## [Work instructions]
Copy out the listing that follows, exact in every word, and skip the images.
── Given data
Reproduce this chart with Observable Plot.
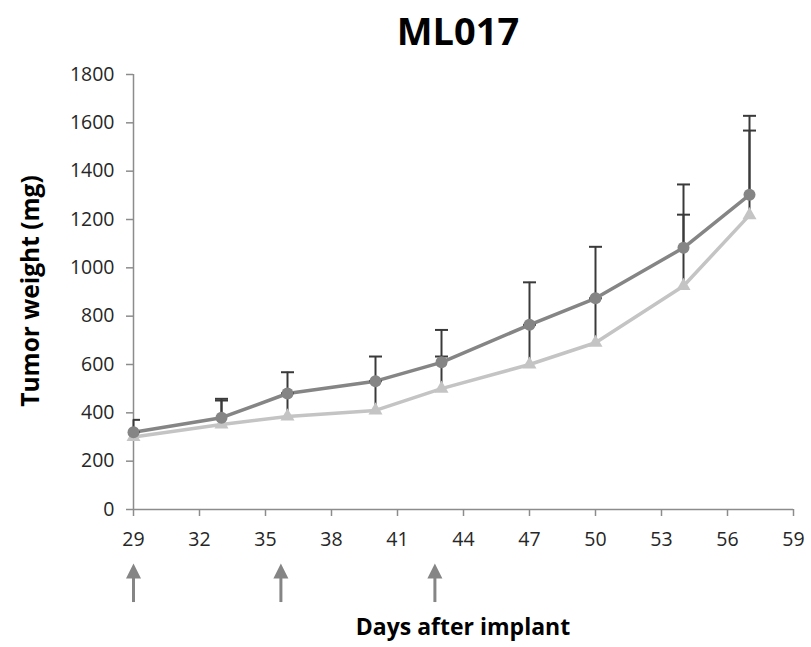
<!DOCTYPE html>
<html>
<head>
<meta charset="utf-8">
<script src="https://cdn.jsdelivr.net/npm/d3@7"></script>
<script src="https://cdn.jsdelivr.net/npm/@observablehq/plot@0.6"></script>
<style>
  html, body { margin: 0; padding: 0; background: #fff; }
  #wrap { position: relative; width: 811px; height: 647px; overflow: hidden; }
  #title { position: absolute; left: 358px; width: 200px; top: 11px; text-align: center;
           font-family: "Open Sans", sans-serif; font-weight: 700; font-size: 38px; line-height: 1; color: #000; }
  #chart { position: absolute; left: 0; top: 60px; }
  #xlabel { position: absolute; left: 263px; width: 400px; top: 615px; text-align: center;
            font-family: "Open Sans", sans-serif; font-weight: 700; font-size: 23px; line-height: 1; color: #000; }
  #ylabel { position: absolute; left: 30px; top: 291px; transform: translate(-50%, -50%) rotate(-90deg);
            white-space: nowrap; font-family: "Open Sans", sans-serif; font-weight: 700; font-size: 24.5px; line-height: 1; color: #000; }
</style>
</head>
<body>
<div id="wrap">
  <div id="title">ML017</div>
  <div id="chart"></div>
  <div id="ylabel">Tumor weight (mg)</div>
  <div id="xlabel">Days after implant</div>
</div>
<script>
// ---- data ----
const days = [29, 33, 36, 40, 43, 47, 50, 54, 57];
const circleSeries = [320, 380, 480, 531, 609, 764, 874, 1083, 1302];
const circleErr = [51, 78, 88, 102, 134, 176, 213, 262, 327];
const triangleSeries = [300, 352, 385, 410, 500, 600, 690, 925, 1218];
const triangleErr = [20, 99, 96, 121, 133, 164, 184, 295, 350];
const xTicks = [29, 32, 35, 38, 41, 44, 47, 50, 53, 56, 59];
const yTicks = [0, 200, 400, 600, 800, 1000, 1200, 1400, 1600, 1800];
const arrowDays = [29, 35.7, 42.7];

// ---- tables ----
const rowsA = days.map((d, i) => ({day: d, value: circleSeries[i], err: circleErr[i]}));
const rowsB = days.map((d, i) => ({day: d, value: triangleSeries[i], err: triangleErr[i]}));
const allRows = rowsB.concat(rowsA);

const capSymbol = {
  draw(ctx) { ctx.moveTo(-6.5, 0); ctx.lineTo(6.5, 0); }
};
const arrowHead = {
  draw(ctx) { ctx.moveTo(0, -7.5); ctx.lineTo(7.5, 7.5); ctx.lineTo(-7.5, 7.5); ctx.closePath(); }
};

const axisGray = "#8c8c8c";
const errColor = "#3a3a3a";
const tickText = "#262626";

const plot = Plot.plot({
  width: 811,
  height: 587,
  marginLeft: 133,
  marginRight: 18,
  marginTop: 14,
  marginBottom: 138,
  style: {fontFamily: "'Open Sans', sans-serif", background: "transparent", overflow: "visible"},
  x: {domain: [29, 59]},
  y: {domain: [0, 1800]},
  marks: [
    Plot.axisY({ticks: yTicks, tickFormat: d3.format("d"), tickSize: 7, tickPadding: 12, fontSize: 19.5, stroke: axisGray, strokeWidth: 1.5, fill: tickText, label: null}),
    Plot.axisX({ticks: xTicks, tickFormat: () => "", tickSize: 7, stroke: axisGray, strokeWidth: 1.5, label: null}),
    Plot.text(xTicks, {x: d => d, y: 0, text: d => String(d), dy: 30, lineAnchor: "middle", textAnchor: "middle", fontSize: 19.5, fill: tickText}),
    Plot.ruleX([29], {stroke: axisGray, strokeWidth: 1.5}),
    Plot.ruleY([0], {stroke: axisGray, strokeWidth: 1.5}),
    Plot.line(rowsB, {x: "day", y: "value", stroke: "#c4c4c4", strokeWidth: 3.5}),
    Plot.line(rowsA, {x: "day", y: "value", stroke: "#858585", strokeWidth: 3.5}),
    Plot.ruleX(allRows, {x: "day", y1: "value", y2: d => d.value + d.err, stroke: errColor, strokeWidth: 2}),
    Plot.dot(allRows, {x: "day", y: d => d.value + d.err, symbol: capSymbol, r: 5, stroke: errColor, strokeWidth: 2, clip: "frame"}),
    Plot.dot(rowsB, {x: "day", y: "value", symbol: "triangle", r: 5.2, fill: "#c4c4c4", stroke: "none"}),
    Plot.dot(rowsA, {x: "day", y: "value", symbol: "circle", r: 6, fill: "#858585", stroke: "none"}),
    Plot.ruleX(arrowDays, {x: d => d, y1: -260, y2: -385, stroke: "#858585", strokeWidth: 3}),
    Plot.dot(arrowDays, {x: d => d, y: -254, symbol: arrowHead, r: 5, fill: "#858585", stroke: "none"})
  ]
});
document.getElementById("chart").appendChild(plot);
</script>
</body>
</html>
────
## [Full output]
Reproduce this chart with Observable Plot.
<!DOCTYPE html>
<html>
<head>
<meta charset="utf-8">
<script src="https://cdn.jsdelivr.net/npm/d3@7"></script>
<script src="https://cdn.jsdelivr.net/npm/@observablehq/plot@0.6"></script>
<style>
  html, body { margin: 0; padding: 0; background: #fff; }
  #wrap { position: relative; width: 811px; height: 647px; overflow: hidden; }
  #title { position: absolute; left: 358px; width: 200px; top: 11px; text-align: center;
           font-family: "Open Sans", sans-serif; font-weight: 700; font-size: 38px; line-height: 1; color: #000; }
  #chart { position: absolute; left: 0; top: 60px; }
  #xlabel { position: absolute; left: 263px; width: 400px; top: 615px; text-align: center;
            font-family: "Open Sans", sans-serif; font-weight: 700; font-size: 23px; line-height: 1; color: #000; }
  #ylabel { position: absolute; left: 30px; top: 291px; transform: translate(-50%, -50%) rotate(-90deg);
            white-space: nowrap; font-family: "Open Sans", sans-serif; font-weight: 700; font-size: 24.5px; line-height: 1; color: #000; }
</style>
</head>
<body>
<div id="wrap">
  <div id="title">ML017</div>
  <div id="chart"></div>
  <div id="ylabel">Tumor weight (mg)</div>
  <div id="xlabel">Days after implant</div>
</div>
<script>
// ---- data ----
const days = [29, 33, 36, 40, 43, 47, 50, 54, 57];
const circleSeries = [320, 380, 480, 531, 609, 764, 874, 1083, 1302];
const circleErr = [51, 78, 88, 102, 134, 176, 213, 262, 327];
const triangleSeries = [300, 352, 385, 410, 500, 600, 690, 925, 1218];
const triangleErr = [20, 99, 96, 121, 133, 164, 184, 295, 350];
const xTicks = [29, 32, 35, 38, 41, 44, 47, 50, 53, 56, 59];
const yTicks = [0, 200, 400, 600, 800, 1000, 1200, 1400, 1600, 1800];
const arrowDays = [29, 35.7, 42.7];

// ---- tables ----
const rowsA = days.map((d, i) => ({day: d, value: circleSeries[i], err: circleErr[i]}));
const rowsB = days.map((d, i) => ({day: d, value: triangleSeries[i], err: triangleErr[i]}));
const allRows = rowsB.concat(rowsA);

const capSymbol = {
  draw(ctx) { ctx.moveTo(-6.5, 0); ctx.lineTo(6.5, 0); }
};
const arrowHead = {
  draw(ctx) { ctx.moveTo(0, -7.5); ctx.lineTo(7.5, 7.5); ctx.lineTo(-7.5, 7.5); ctx.closePath(); }
};

const axisGray = "#8c8c8c";
const errColor = "#3a3a3a";
const tickText = "#262626";

const plot = Plot.plot({
  width: 811,
  height: 587,
  marginLeft: 133,
  marginRight: 18,
  marginTop: 14,
  marginBottom: 138,
  style: {fontFamily: "'Open Sans', sans-serif", background: "transparent", overflow: "visible"},
  x: {domain: [29, 59]},
  y: {domain: [0, 1800]},
  marks: [
    Plot.axisY({ticks: yTicks, tickFormat: d3.format("d"), tickSize: 7, tickPadding: 12, fontSize: 19.5, stroke: axisGray, strokeWidth: 1.5, fill: tickText, label: null}),
    Plot.axisX({ticks: xTicks, tickFormat: () => "", tickSize: 7, stroke: axisGray, strokeWidth: 1.5, label: null}),
    Plot.text(xTicks, {x: d => d, y: 0, text: d => String(d), dy: 30, lineAnchor: "middle", textAnchor: "middle", fontSize: 19.5, fill: tickText}),
    Plot.ruleX([29], {stroke: axisGray, strokeWidth: 1.5}),
    Plot.ruleY([0], {stroke: axisGray, strokeWidth: 1.5}),
    Plot.line(rowsB, {x: "day", y: "value", stroke: "#c4c4c4", strokeWidth: 3.5}),
    Plot.line(rowsA, {x: "day", y: "value", stroke: "#858585", strokeWidth: 3.5}),
    Plot.ruleX(allRows, {x: "day", y1: "value", y2: d => d.value + d.err, stroke: errColor, strokeWidth: 2}),
    Plot.dot(allRows, {x: "day", y: d => d.value + d.err, symbol: capSymbol, r: 5, stroke: errColor, strokeWidth: 2, clip: "frame"}),
    Plot.dot(rowsB, {x: "day", y: "value", symbol: "triangle", r: 5.2, fill: "#c4c4c4", stroke: "none"}),
    Plot.dot(rowsA, {x: "day", y: "value", symbol: "circle", r: 6, fill: "#858585", stroke: "none"}),
    Plot.ruleX(arrowDays, {x: d => d, y1: -260, y2: -385, stroke: "#858585", strokeWidth: 3}),
    Plot.dot(arrowDays, {x: d => d, y: -254, symbol: arrowHead, r: 5, fill: "#858585", stroke: "none"})
  ]
});
document.getElementById("chart").appendChild(plot);
</script>
</body>
</html>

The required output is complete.